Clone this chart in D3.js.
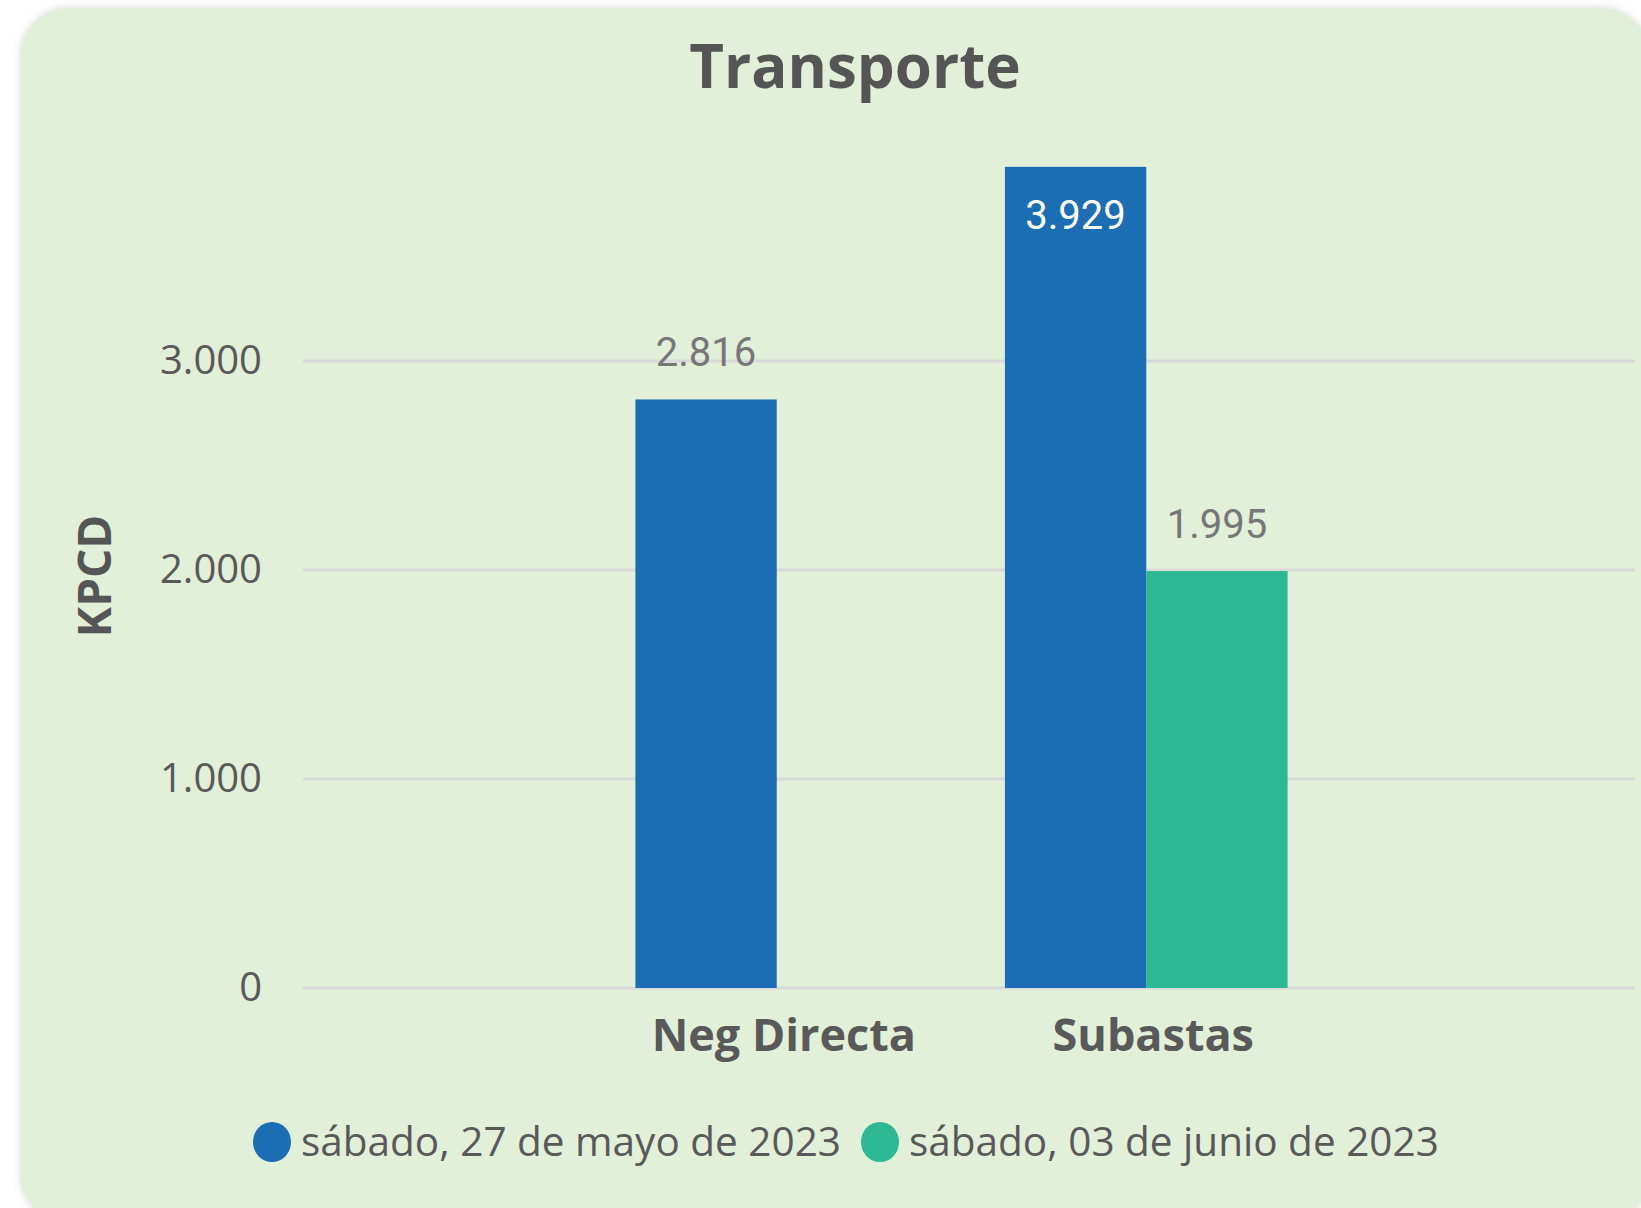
<!DOCTYPE html>
<html>
<head>
<meta charset="utf-8">
<script src="https://cdn.jsdelivr.net/npm/d3@7"></script>
<style>
  body { margin: 0; background: #fff; }
  svg { display: block; }
</style>
</head>
<body>
<svg id="chart"></svg>
<script>
const width = 1641;
const height = 1208;

// datos
const categories = ['Neg Directa', 'Subastas'];
const series = ['sábado, 27 de mayo de 2023', 'sábado, 03 de junio de 2023'];
const values_may27 = [2816, 3929];
const values_jun03 = [null, 1995];
const yTicks = [0, 1000, 2000, 3000];
const colors = ['#1b6db4', '#2bb893'];

const fmt = d3.format(',.0f');
const fmtES = v => fmt(v).replace(/,/g, '.');

const svg = d3.select('#chart')
    .attr('width', width)
    .attr('height', height);

const defs = svg.append('defs');
const shadow = defs.append('filter').attr('id', 'shadow')
    .attr('x', '-5%').attr('y', '-5%').attr('width', '110%').attr('height', '110%');
shadow.append('feDropShadow')
    .attr('dx', 0).attr('dy', 0)
    .attr('stdDeviation', 4)
    .attr('flood-color', '#bbb')
    .attr('flood-opacity', 0.6);

// panel
svg.append('rect')
    .attr('x', 21).attr('y', 8)
    .attr('width', 1628).attr('height', 1215)
    .attr('rx', 48)
    .attr('fill', '#e2efd9')
    .attr('filter', 'url(#shadow)');

const plotLeft = 303, plotRight = 1635;
const y = d3.scaleLinear()
    .domain([0, 3000])
    .range([988, 361]);

const x = d3.scaleBand()
    .domain(categories)
    .range([592, 1331])
    .paddingInner(0.235)
    .paddingOuter(0.1175);

const xs = d3.scaleBand()
    .domain(series)
    .range([0, x.bandwidth()]);

// gridlines
svg.append('g')
    .selectAll('line')
    .data(yTicks)
    .join('line')
    .attr('x1', plotLeft).attr('x2', plotRight)
    .attr('y1', d => y(d)).attr('y2', d => y(d))
    .attr('stroke', '#d9d9d9')
    .attr('stroke-width', 3);

// y axis
const yAxis = svg.append('g')
    .attr('transform', `translate(262,0)`)
    .call(d3.axisLeft(y).tickValues(yTicks).tickFormat(fmtES).tickSize(0).tickPadding(0));
yAxis.select('.domain').remove();
yAxis.selectAll('text')
    .attr('font-family', '"Segoe UI", "Open Sans", sans-serif')
    .attr('font-size', 40)
    .attr('fill', '#595959')
    .attr('dy', '0.32em');

// x axis
const xAxis = svg.append('g')
    .attr('transform', `translate(7,${y(0) + 5})`)
    .call(d3.axisBottom(x).tickSize(0).tickPadding(0));
xAxis.select('.domain').remove();
xAxis.selectAll('text')
    .attr('font-family', '"Segoe UI", "Open Sans", sans-serif')
    .attr('font-size', 45)
    .attr('font-weight', 'bold')
    .attr('fill', '#595959')
    .attr('dy', '1.28em');

// bars
const rows = [];
categories.forEach((c, i) => {
    [values_may27[i], values_jun03[i]].forEach((v, j) => {
        if (v != null) rows.push({ cat: c, ser: series[j], v: v, j: j });
    });
});

svg.append('g')
    .selectAll('rect')
    .data(rows)
    .join('rect')
    .attr('x', d => x(d.cat) + xs(d.ser))
    .attr('y', d => y(d.v))
    .attr('width', xs.bandwidth())
    .attr('height', d => y(0) - y(d.v))
    .attr('fill', d => colors[d.j]);

// value labels
svg.append('g')
    .selectAll('text')
    .data(rows)
    .join('text')
    .attr('x', d => x(d.cat) + xs(d.ser) + xs.bandwidth() / 2)
    .attr('y', d => d.v > 3500 ? y(d.v) + 62 : y(d.v) - 33)
    .attr('text-anchor', 'middle')
    .attr('font-family', 'Roboto, sans-serif')
    .attr('font-size', 40)
    .attr('fill', d => d.v > 3500 ? '#ffffff' : '#777777')
    .text(d => fmtES(d.v));

// title
svg.append('text')
    .attr('x', 855).attr('y', 88)
    .attr('text-anchor', 'middle')
    .attr('font-family', '"Segoe UI", "Open Sans", sans-serif')
    .attr('font-size', 60)
    .attr('font-weight', 'bold')
    .attr('fill', '#555555')
    .text('Transporte');

// y label
svg.append('text')
    .attr('transform', 'translate(111,576) rotate(-90)')
    .attr('text-anchor', 'middle')
    .attr('font-family', '"Segoe UI", "Open Sans", sans-serif')
    .attr('font-size', 46)
    .attr('font-weight', 'bold')
    .attr('fill', '#555555')
    .text('KPCD');

// legend
const legendX = [272, 880];
const legend = svg.append('g')
    .selectAll('g')
    .data(series)
    .join('g')
    .attr('transform', (d, i) => `translate(${legendX[i]},1142)`);
legend.append('ellipse')
    .attr('rx', 19).attr('ry', 20)
    .attr('fill', (d, i) => colors[i]);
legend.append('text')
    .attr('x', 29)
    .attr('dy', '0.35em')
    .attr('font-family', '"Segoe UI", "Open Sans", sans-serif')
    .attr('font-size', 40.5)
    .attr('fill', '#595959')
    .text(d => d);
</script>
</body>
</html>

__EXERCISE DESCRIPTION__
Omit the pictures and output all of the other material exactly.

__ANSWER FOR THIS EXERCISE__
Clone this chart in D3.js.
<!DOCTYPE html>
<html>
<head>
<meta charset="utf-8">
<script src="https://cdn.jsdelivr.net/npm/d3@7"></script>
<style>
  body { margin: 0; background: #fff; }
  svg { display: block; }
</style>
</head>
<body>
<svg id="chart"></svg>
<script>
const width = 1641;
const height = 1208;

// datos
const categories = ['Neg Directa', 'Subastas'];
const series = ['sábado, 27 de mayo de 2023', 'sábado, 03 de junio de 2023'];
const values_may27 = [2816, 3929];
const values_jun03 = [null, 1995];
const yTicks = [0, 1000, 2000, 3000];
const colors = ['#1b6db4', '#2bb893'];

const fmt = d3.format(',.0f');
const fmtES = v => fmt(v).replace(/,/g, '.');

const svg = d3.select('#chart')
    .attr('width', width)
    .attr('height', height);

const defs = svg.append('defs');
const shadow = defs.append('filter').attr('id', 'shadow')
    .attr('x', '-5%').attr('y', '-5%').attr('width', '110%').attr('height', '110%');
shadow.append('feDropShadow')
    .attr('dx', 0).attr('dy', 0)
    .attr('stdDeviation', 4)
    .attr('flood-color', '#bbb')
    .attr('flood-opacity', 0.6);

// panel
svg.append('rect')
    .attr('x', 21).attr('y', 8)
    .attr('width', 1628).attr('height', 1215)
    .attr('rx', 48)
    .attr('fill', '#e2efd9')
    .attr('filter', 'url(#shadow)');

const plotLeft = 303, plotRight = 1635;
const y = d3.scaleLinear()
    .domain([0, 3000])
    .range([988, 361]);

const x = d3.scaleBand()
    .domain(categories)
    .range([592, 1331])
    .paddingInner(0.235)
    .paddingOuter(0.1175);

const xs = d3.scaleBand()
    .domain(series)
    .range([0, x.bandwidth()]);

// gridlines
svg.append('g')
    .selectAll('line')
    .data(yTicks)
    .join('line')
    .attr('x1', plotLeft).attr('x2', plotRight)
    .attr('y1', d => y(d)).attr('y2', d => y(d))
    .attr('stroke', '#d9d9d9')
    .attr('stroke-width', 3);

// y axis
const yAxis = svg.append('g')
    .attr('transform', `translate(262,0)`)
    .call(d3.axisLeft(y).tickValues(yTicks).tickFormat(fmtES).tickSize(0).tickPadding(0));
yAxis.select('.domain').remove();
yAxis.selectAll('text')
    .attr('font-family', '"Segoe UI", "Open Sans", sans-serif')
    .attr('font-size', 40)
    .attr('fill', '#595959')
    .attr('dy', '0.32em');

// x axis
const xAxis = svg.append('g')
    .attr('transform', `translate(7,${y(0) + 5})`)
    .call(d3.axisBottom(x).tickSize(0).tickPadding(0));
xAxis.select('.domain').remove();
xAxis.selectAll('text')
    .attr('font-family', '"Segoe UI", "Open Sans", sans-serif')
    .attr('font-size', 45)
    .attr('font-weight', 'bold')
    .attr('fill', '#595959')
    .attr('dy', '1.28em');

// bars
const rows = [];
categories.forEach((c, i) => {
    [values_may27[i], values_jun03[i]].forEach((v, j) => {
        if (v != null) rows.push({ cat: c, ser: series[j], v: v, j: j });
    });
});

svg.append('g')
    .selectAll('rect')
    .data(rows)
    .join('rect')
    .attr('x', d => x(d.cat) + xs(d.ser))
    .attr('y', d => y(d.v))
    .attr('width', xs.bandwidth())
    .attr('height', d => y(0) - y(d.v))
    .attr('fill', d => colors[d.j]);

// value labels
svg.append('g')
    .selectAll('text')
    .data(rows)
    .join('text')
    .attr('x', d => x(d.cat) + xs(d.ser) + xs.bandwidth() / 2)
    .attr('y', d => d.v > 3500 ? y(d.v) + 62 : y(d.v) - 33)
    .attr('text-anchor', 'middle')
    .attr('font-family', 'Roboto, sans-serif')
    .attr('font-size', 40)
    .attr('fill', d => d.v > 3500 ? '#ffffff' : '#777777')
    .text(d => fmtES(d.v));

// title
svg.append('text')
    .attr('x', 855).attr('y', 88)
    .attr('text-anchor', 'middle')
    .attr('font-family', '"Segoe UI", "Open Sans", sans-serif')
    .attr('font-size', 60)
    .attr('font-weight', 'bold')
    .attr('fill', '#555555')
    .text('Transporte');

// y label
svg.append('text')
    .attr('transform', 'translate(111,576) rotate(-90)')
    .attr('text-anchor', 'middle')
    .attr('font-family', '"Segoe UI", "Open Sans", sans-serif')
    .attr('font-size', 46)
    .attr('font-weight', 'bold')
    .attr('fill', '#555555')
    .text('KPCD');

// legend
const legendX = [272, 880];
const legend = svg.append('g')
    .selectAll('g')
    .data(series)
    .join('g')
    .attr('transform', (d, i) => `translate(${legendX[i]},1142)`);
legend.append('ellipse')
    .attr('rx', 19).attr('ry', 20)
    .attr('fill', (d, i) => colors[i]);
legend.append('text')
    .attr('x', 29)
    .attr('dy', '0.35em')
    .attr('font-family', '"Segoe UI", "Open Sans", sans-serif')
    .attr('font-size', 40.5)
    .attr('fill', '#595959')
    .text(d => d);
</script>
</body>
</html>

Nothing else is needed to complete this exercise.